Before anyone comments, I realize that the name is not politically correct. However, my husband, my IRISH husband, has no problem with their name. They are named after the drink (the very tasty drink), not the actual car-bombs.
Now that we are beyond the name, we can discuss the cupcakes. These are amazing. I first made them last Memorial Day. The word of these cupcakes spread quickly - as soon as a new guest arrived, the were instructed to eat a cupcake. If they insisted on eating their meal first, they were told to at least take a cupcake and carry it with them until they were ready to eat it. People were eating 2 or 3 cupcakes, even before they grilled their meat. Thankfully, I tried one before sharing, or I wouldn't have had one to eat that night.
Of course, I had to make them for Saint Patrick's Day. We had our good friends from Minneapolis in town to celebrate the holiday with us in Boston, and I knew they would appreciate the treat. These are some of the most moist cupcakes I've ever made - it may become my standard chocolate cake recipe.

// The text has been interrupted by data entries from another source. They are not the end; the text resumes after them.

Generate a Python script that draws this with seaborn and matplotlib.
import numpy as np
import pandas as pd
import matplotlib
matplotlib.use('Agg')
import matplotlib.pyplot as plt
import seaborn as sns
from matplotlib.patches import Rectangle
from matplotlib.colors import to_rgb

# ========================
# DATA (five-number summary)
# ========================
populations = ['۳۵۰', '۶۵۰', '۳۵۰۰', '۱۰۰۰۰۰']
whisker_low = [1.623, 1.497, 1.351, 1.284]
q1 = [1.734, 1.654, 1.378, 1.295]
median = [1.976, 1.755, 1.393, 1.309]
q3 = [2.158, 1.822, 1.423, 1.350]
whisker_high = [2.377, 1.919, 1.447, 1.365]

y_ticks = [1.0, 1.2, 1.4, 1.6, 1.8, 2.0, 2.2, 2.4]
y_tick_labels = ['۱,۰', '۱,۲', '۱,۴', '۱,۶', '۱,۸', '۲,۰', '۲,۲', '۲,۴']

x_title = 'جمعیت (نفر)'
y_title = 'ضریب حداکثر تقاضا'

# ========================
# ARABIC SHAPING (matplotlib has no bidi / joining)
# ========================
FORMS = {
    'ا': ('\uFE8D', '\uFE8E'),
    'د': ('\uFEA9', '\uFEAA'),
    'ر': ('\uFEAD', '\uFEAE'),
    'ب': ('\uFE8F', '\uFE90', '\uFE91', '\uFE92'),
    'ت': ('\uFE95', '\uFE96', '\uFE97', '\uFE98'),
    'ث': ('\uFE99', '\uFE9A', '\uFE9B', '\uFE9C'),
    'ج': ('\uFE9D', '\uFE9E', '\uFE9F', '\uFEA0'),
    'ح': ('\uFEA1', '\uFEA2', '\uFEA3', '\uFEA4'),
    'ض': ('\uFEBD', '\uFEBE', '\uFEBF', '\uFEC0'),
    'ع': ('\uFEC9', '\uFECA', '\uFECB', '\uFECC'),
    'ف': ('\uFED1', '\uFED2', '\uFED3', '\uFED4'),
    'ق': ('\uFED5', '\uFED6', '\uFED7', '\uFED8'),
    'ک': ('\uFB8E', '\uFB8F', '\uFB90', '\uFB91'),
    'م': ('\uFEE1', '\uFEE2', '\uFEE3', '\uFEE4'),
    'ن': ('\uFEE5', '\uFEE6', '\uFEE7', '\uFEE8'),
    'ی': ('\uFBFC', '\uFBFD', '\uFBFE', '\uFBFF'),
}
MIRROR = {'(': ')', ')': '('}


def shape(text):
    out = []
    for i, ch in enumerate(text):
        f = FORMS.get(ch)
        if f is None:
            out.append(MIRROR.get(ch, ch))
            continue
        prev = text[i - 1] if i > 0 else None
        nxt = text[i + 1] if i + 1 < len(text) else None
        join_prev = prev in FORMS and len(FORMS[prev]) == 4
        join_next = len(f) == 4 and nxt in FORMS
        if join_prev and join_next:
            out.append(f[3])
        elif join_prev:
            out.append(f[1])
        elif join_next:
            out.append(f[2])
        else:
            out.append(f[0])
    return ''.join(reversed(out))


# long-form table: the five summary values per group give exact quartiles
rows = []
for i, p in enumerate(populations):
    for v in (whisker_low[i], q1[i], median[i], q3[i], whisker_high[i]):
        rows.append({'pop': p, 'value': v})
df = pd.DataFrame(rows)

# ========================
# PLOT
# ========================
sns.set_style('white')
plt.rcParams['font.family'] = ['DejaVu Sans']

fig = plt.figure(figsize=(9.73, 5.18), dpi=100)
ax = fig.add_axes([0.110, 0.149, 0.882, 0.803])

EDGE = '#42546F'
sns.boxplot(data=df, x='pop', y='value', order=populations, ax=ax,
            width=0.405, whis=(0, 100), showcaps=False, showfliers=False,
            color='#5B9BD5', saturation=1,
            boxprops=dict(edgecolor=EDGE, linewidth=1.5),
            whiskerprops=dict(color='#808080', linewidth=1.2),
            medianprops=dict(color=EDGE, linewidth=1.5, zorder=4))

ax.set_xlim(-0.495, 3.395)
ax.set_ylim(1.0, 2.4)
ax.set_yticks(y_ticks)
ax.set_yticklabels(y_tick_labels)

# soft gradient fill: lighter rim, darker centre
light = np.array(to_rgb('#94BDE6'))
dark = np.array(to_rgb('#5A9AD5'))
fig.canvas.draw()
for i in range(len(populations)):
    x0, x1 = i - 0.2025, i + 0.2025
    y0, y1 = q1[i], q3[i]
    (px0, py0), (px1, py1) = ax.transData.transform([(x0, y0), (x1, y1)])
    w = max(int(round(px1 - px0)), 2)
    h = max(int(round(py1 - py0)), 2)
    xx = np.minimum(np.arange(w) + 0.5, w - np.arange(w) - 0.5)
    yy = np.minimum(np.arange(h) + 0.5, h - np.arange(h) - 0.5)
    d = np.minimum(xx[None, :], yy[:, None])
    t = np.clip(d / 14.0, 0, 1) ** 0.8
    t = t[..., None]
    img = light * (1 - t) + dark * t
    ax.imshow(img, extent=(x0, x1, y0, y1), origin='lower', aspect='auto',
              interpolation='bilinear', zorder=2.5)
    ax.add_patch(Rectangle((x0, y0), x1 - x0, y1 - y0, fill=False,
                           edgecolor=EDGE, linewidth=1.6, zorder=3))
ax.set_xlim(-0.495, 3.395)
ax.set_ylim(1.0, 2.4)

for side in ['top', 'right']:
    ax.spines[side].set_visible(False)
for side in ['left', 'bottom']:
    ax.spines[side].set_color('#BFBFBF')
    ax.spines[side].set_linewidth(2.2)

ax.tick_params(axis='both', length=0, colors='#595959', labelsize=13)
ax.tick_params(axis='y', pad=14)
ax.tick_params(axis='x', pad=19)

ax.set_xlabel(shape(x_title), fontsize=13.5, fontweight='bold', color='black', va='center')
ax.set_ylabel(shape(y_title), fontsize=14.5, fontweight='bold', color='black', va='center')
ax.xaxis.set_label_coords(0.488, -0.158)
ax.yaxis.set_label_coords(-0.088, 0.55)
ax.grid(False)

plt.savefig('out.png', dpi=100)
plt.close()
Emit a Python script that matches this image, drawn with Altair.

CARBOMB CUPCAKES (From Smitten Kitchen)
Makes approximately 24 cupcakes
Guinness Chocolate Cupcakes
1 cup Guinness (or any stout)
1 cup (2 sticks) butter
3/4 cup unsweetened cocoa powder
2 cups all purpose flour
2 cups sugar
1 1/2 teaspoons baking soda
3/4 teaspoon salt
2 large eggs
2/3 cup sour cream
1/2 teaspoon chocolate flavoring/extract
Make the cupcakes:
Preheat oven to 350°F. Line 24 cupcake cups with liners.
Bring 1 cup stout and 1 cup butter to simmer in heavy large saucepan over medium heat. Add cocoa powder and whisk until mixture is smooth. Cool slightly.
Whisk flour, sugar, baking soda, and 3/4 teaspoon salt in large bowl to blend. Using electric mixer, beat eggs, flavoring and sour cream in another large bowl to blend. Add stout-chocolate mixture to egg mixture and beat just to combine. Add flour mixture and beat briefly on slow speed. Using rubber spatula, fold batter until completely combined.
Divide batter among cupcake liners, filling them 2/3 to 3/4 of the way. Bake cake until tester inserted into center comes out clean, rotating them once front to back if your oven bakes unevenly, about 17 minutes. Cool cupcakes on a rack completely.
8 ounces bittersweet chocolate
2/3 cup heavy cream
2 tablespoons butter, room temperature
1 to 2 teaspoons Irish whiskey or 1 to 2 tablespoons Bailey's Irish Cream(optional)
Make the filling:
Chop the chocolate and transfer it to a heatproof bowl. Heat the cream until simmering and pour it over the chocolate. Let it sit for one minute and then stir until smooth. Add the butter and whiskey/Baileys (if you’re using it) and stir until combined.
Fill the cupcakes:
Let the ganache cool until thick but still soft enough to be piped or spooned into the cupcakes. Meanwhile, cut cones out of the cupcakes. You want to go most of the way down the cupcake but not cut through the bottom — aim for 2/3 of the way. Put the ganache into a piping bag with a wide tip and fill the holes in each cupcake to the top.
3 to 4 cups confections sugar
1/2 cup unsalted butter, at room temperature
4-8 tablespoons Baileys
Make the frosting:
Whip the butter in the bowl of an electric mixer, or with a hand mixer, for several minutes. You want to get it very light and fluffy. Slowly add the powdered sugar.
When the frosting looks thick enough to spread, drizzle in the Baileys and whip it until combined. If this has made the frosting too thin, beat in another spoonful or two of powdered sugar.